WBL Corporation, the international conglomerate whose key business drivers are technology, car distribution, property and engineering & distribution, says it posted net attributable profits (PATMI) of $18.5 million for the quarter ended 30 September 2009 (4Q FY09). This is up 5% year-on-year from last year’s PATMI of $17.6 million. Including non-recurring items, net attributable profits climbed from $3.1 million in 4Q FY08 to $18.8 million for 4Q FY09.
On the back of tough operating environment due to the global economic downturn, operational profits came in at $56.3 million, compared to $57.9 million in the prior year. Including non-recurring losses of $ 13.7 million, compared to $8.9 million non-recurring gains for FY08, net attributable profits were $42.6 million, as compared to $66.8 million for FY08.
WBL Corporation says three of the group’s four divisions saw an increase in net profits in 4Q FY09. PATMI for the property division had the highest increase, jumping by $4.3 million year-on-year to $4.8 million, while automotive and engineering & distribution enjoyed growth of 17% and 13% to $3.5 million and $6.2 million respectively. At the technology division, however, net profit dipped by 4% yoy to $12.5 million.
Chief Executive Officer Tan Choon Seng says: “We started efforts early in 2005 to streamline the Group’s operations in order to remain competitive in today’s markets.
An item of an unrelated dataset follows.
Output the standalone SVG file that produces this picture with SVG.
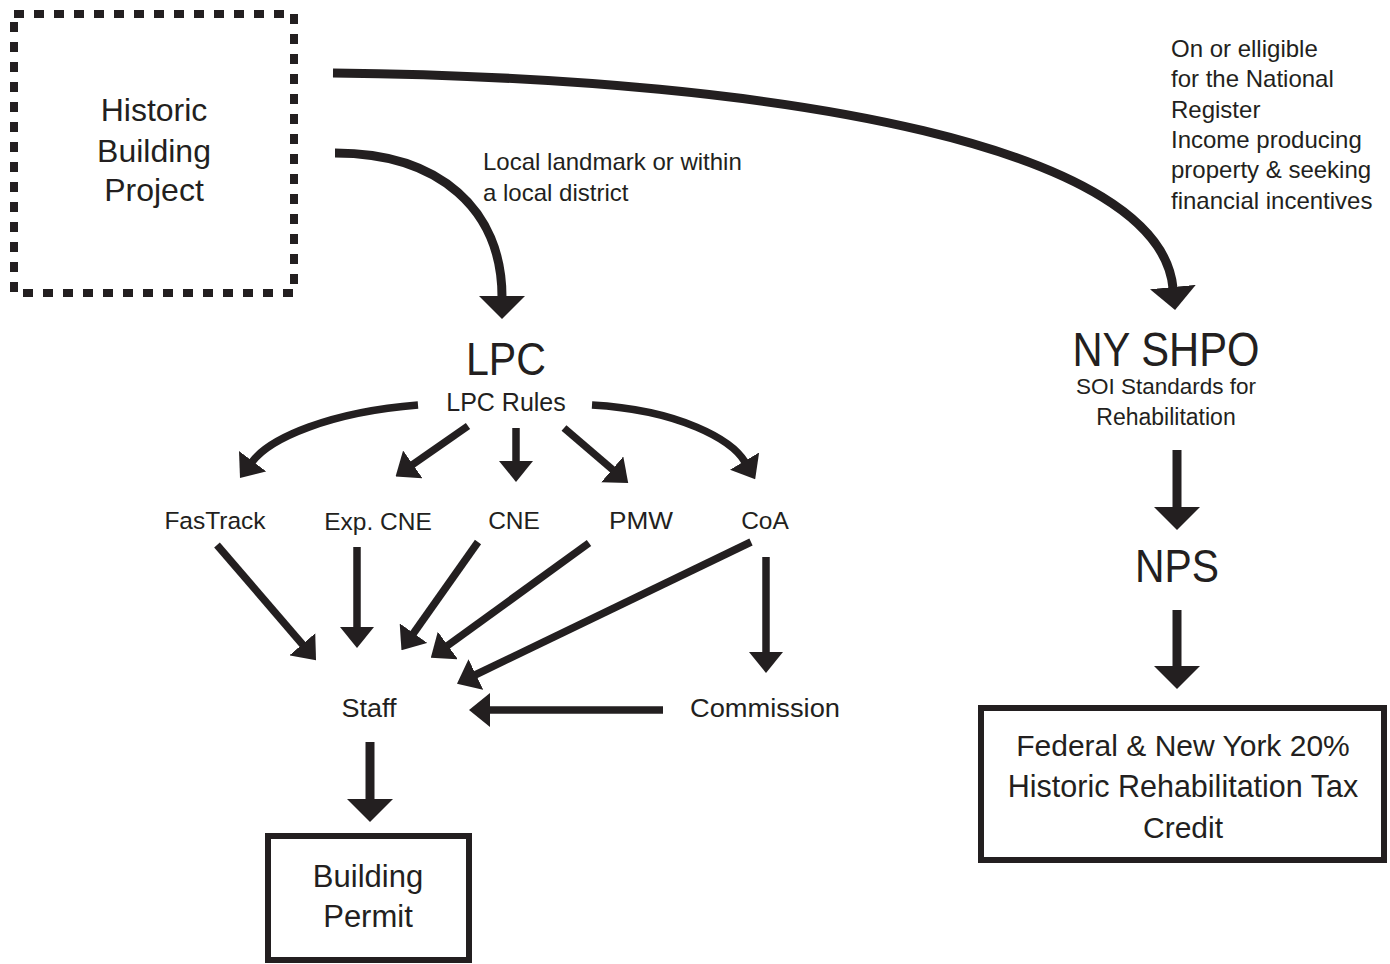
<svg xmlns="http://www.w3.org/2000/svg" width="1390" height="964" viewBox="0 0 1390 964">
<style>
text{font-family:"Liberation Sans",Arial,sans-serif;fill:#231f20;text-anchor:middle}
.lbl{text-anchor:start;font-size:24px}
.c{fill:none;stroke:#231f20;stroke-linecap:butt}
.big{stroke-width:9}
.sm{stroke-width:7.5}
.box{fill:#fff;stroke:#231f20;stroke-width:6}
</style>
<defs>
<marker id="hb" markerUnits="userSpaceOnUse" viewBox="0 0 23 46" markerWidth="23" markerHeight="46" refX="1" refY="23" orient="auto">
<path d="M0,0 L23,23 L0,46 Z" fill="#231f20"/>
</marker>
<marker id="hs" markerUnits="userSpaceOnUse" viewBox="0 0 21 34" markerWidth="21" markerHeight="34" refX="1" refY="17" orient="auto">
<path d="M0,0 L21,17 L0,34 Z" fill="#231f20"/>
</marker>
</defs>

<g id="connectors">
<path class="c big" d="M335,153 C440,153 502,210 502,297" marker-end="url(#hb)"/>
<path class="c big" d="M333,73 C800,78 1160,150 1173,288" marker-end="url(#hb)"/>
<path class="c big" d="M1177,450 L1177,508" marker-end="url(#hb)"/>
<path class="c big" d="M1177,610 L1177,667" marker-end="url(#hb)"/>
<path class="c big" d="M370,742 L370,800" marker-end="url(#hb)"/>
<path class="c sm" d="M418,405 C330,412 270,438 252,462" marker-end="url(#hs)"/>
<path class="c sm" d="M468,426 L412,465" marker-end="url(#hs)"/>
<path class="c sm" d="M516,428 L516,462" marker-end="url(#hs)"/>
<path class="c sm" d="M564,428 L613,470" marker-end="url(#hs)"/>
<path class="c sm" d="M592,405 C680,410 732,440 745,462" marker-end="url(#hs)"/>
<path class="c sm" d="M217,545 L303,645" marker-end="url(#hs)"/>
<path class="c sm" d="M357,547 L357,628" marker-end="url(#hs)"/>
<path class="c sm" d="M478,542 L413,634" marker-end="url(#hs)"/>
<path class="c sm" d="M589,543 L447,646" marker-end="url(#hs)"/>
<path class="c sm" d="M751,542 L475,675" marker-end="url(#hs)"/>
<path class="c sm" d="M766,557 L766,653" marker-end="url(#hs)"/>
<path class="c sm" d="M663,710 L489,710" marker-end="url(#hs)"/>
<text class="lbl" x="483" y="170">Local landmark or within</text>
<text class="lbl" x="483" y="201">a local district</text>
<text class="lbl" x="1171" y="57">On or elligible</text>
<text class="lbl" x="1171" y="87">for the National</text>
<text class="lbl" x="1171" y="118">Register</text>
<text class="lbl" x="1171" y="148">Income producing</text>
<text class="lbl" x="1171" y="178">property &amp; seeking</text>
<text class="lbl" x="1171" y="209">financial incentives</text>
</g>

<g id="historic-building-project">
<rect x="14" y="14" width="280" height="279" fill="none" stroke="#231f20" stroke-width="8" stroke-dasharray="10 10"/>
<text x="154" y="121" font-size="32">Historic</text>
<text x="154" y="162" font-size="32">Building</text>
<text x="154" y="201" font-size="32">Project</text>
</g>

<g id="lpc">
<text x="506" y="375" font-size="46" textLength="80" lengthAdjust="spacingAndGlyphs">LPC</text>
<text x="506" y="411" font-size="25">LPC Rules</text>
</g>

<g id="fastrack"><text x="215" y="529" font-size="24.5">FasTrack</text></g>
<g id="exp-cne"><text x="378" y="530" font-size="24.5">Exp. CNE</text></g>
<g id="cne"><text x="514" y="529" font-size="24.5">CNE</text></g>
<g id="pmw"><text x="641" y="529" font-size="24.5" textLength="64" lengthAdjust="spacingAndGlyphs">PMW</text></g>
<g id="coa"><text x="765" y="529" font-size="24.5">CoA</text></g>
<g id="staff"><text x="369" y="717" font-size="25" textLength="55" lengthAdjust="spacingAndGlyphs">Staff</text></g>
<g id="commission"><text x="765" y="717" font-size="25" textLength="150" lengthAdjust="spacingAndGlyphs">Commission</text></g>

<g id="building-permit">
<rect class="box" x="268" y="836" width="201" height="124"/>
<text x="368" y="887" font-size="31">Building</text>
<text x="368" y="927" font-size="31">Permit</text>
</g>

<g id="ny-shpo">
<text x="1166" y="366" font-size="48" textLength="187" lengthAdjust="spacingAndGlyphs">NY SHPO</text>
<text x="1166" y="394" font-size="22.5">SOI Standards for</text>
<text x="1166" y="425" font-size="23">Rehabilitation</text>
</g>

<g id="nps">
<text x="1177" y="582" font-size="46" textLength="84" lengthAdjust="spacingAndGlyphs">NPS</text>
</g>

<g id="tax-credit">
<rect class="box" x="981" y="708" width="403" height="152"/>
<text x="1183" y="756" font-size="30">Federal &amp; New York 20%</text>
<text x="1183" y="797" font-size="30.5">Historic Rehabilitation Tax</text>
<text x="1183" y="838" font-size="30">Credit</text>
</g>
</svg>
Capital management has also been diligently enforced. Our efforts have since paid off, as demonstrated by our strengthened fundamentals.”
Wearnes reported net operating cashflow of $176.4 million and nearly a 50% y-o-y increase in cash balances to $444.4 million. As a result, the Group is now in a net cash position. Furthermore, improved inventory management and receivables collection reduced inventory by 20% to $162.8 million and receivables by 17% to $355.5 million.
For the full year, the technology division continued to be the major driver, posting a 17% y-o-y jump in net operating profits, as it contributed $36.1 million or 64% of group PATMI. The rise stemmed from higher revenue at majority-owned Multi-Fineline Electronix, Inc. (MFLEX), whose sales were boosted by strong demand for smartphones and other consumer electronic devices.
The automotive division recorded an equally strong rise of 17% in PATMI to $13.4 million. Sales slipped after the Chevrolet franchise was relinquished in June 2009, but this drop was offset by lower operating costs.
Looking ahead, Tan says: “This year is the second in a row where all our business divisions have been profitable. With the economy recovering, we are optimistic that all four business divisions will continue to drive profits in the year ahead.”